Meet the 2024 NEXT STEP Artist: Noah Martzall
In this blog, you’ll learn more about PNB Company dancer Noah Martzall and his new work for NEXT STEP! NEXT STEP provides opportunity, infrastructure, and support to grow tomorrow’s choreographic talent while providing a unique performance opportunity for PNB School’s Professional Division dancers. This year, Professional Division students will perform original work from company dancers Lily Wills, Noah Martzall, Luca Anaya, Melisa Guilliams, and the co-choreographer teams of Elle Macy/Dylan Wald and Amanda Morgan/Christopher D’Ariano. Learn more about this exciting step in Noah’s creative journey below.
Answers edited for clarity.
What themes or concepts are you exploring in your piece?
I originally started with the theme of an androgynous being. I didn’t want the theme to necessarily be about people or the binary of man and woman. I wanted it to be abstract – more about questioning what the dancers are, rather than the audience seeing, “Oh look, these are just people dancing.” My piece is loosely based on that concept and how it translates into movement.
What is your choreographic process like?
My process typically starts with finding music that inspires me. That has been my start every year I’ve done NEXT STEP, which has been three years in a row now! From there, I like to get into a studio and start dancing to the music. I close my eyes and picture what steps I see, if I see a large group of people, or if I envision a solo or a duet.
I like to create all the movement myself; I don’t rely heavily on the dancers to provide much of the phrase work. I like to create something, teach it to them, see how they do it, and then get inspired by their interpretation of my movement. I don’t make my dancers improv or create phrases themselves. I guess you could say I’m picky that way!

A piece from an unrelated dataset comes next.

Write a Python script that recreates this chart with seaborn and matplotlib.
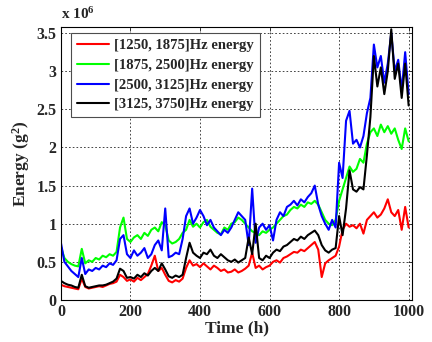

What choreographers inspire you?
There are so many. Crystal Pite is a big inspiration. I’ve gotten to do a work of hers every year I’ve been in the company, so I feel her movement, her language, of sorts, has become one with me. Forsythe and Balanchine too, the hard hitters; they’re everyone’s favorites.
What’s something most people don’t know about you?
That’s a hard one! When I was younger, I was a gymnast. Some people might know this, but I started as a gymnast before I was a dancer.
How does choreographing inform your performance practice?
When you’re choreographing, you’re doing a lot of watching the movement instead of doing it. When you take a step back like that, it allows you to see where a movement could be bigger, or where it could be smaller and more subtle. That has informed my own dancing. It has helped me maximize my movement and make it clearer to the audience. By choreographing, stepping back, watching the dance, and knowing what the steps are, you can fine-tune how everything should be done. That’s a valuable lesson that I’d like to take into my dancing.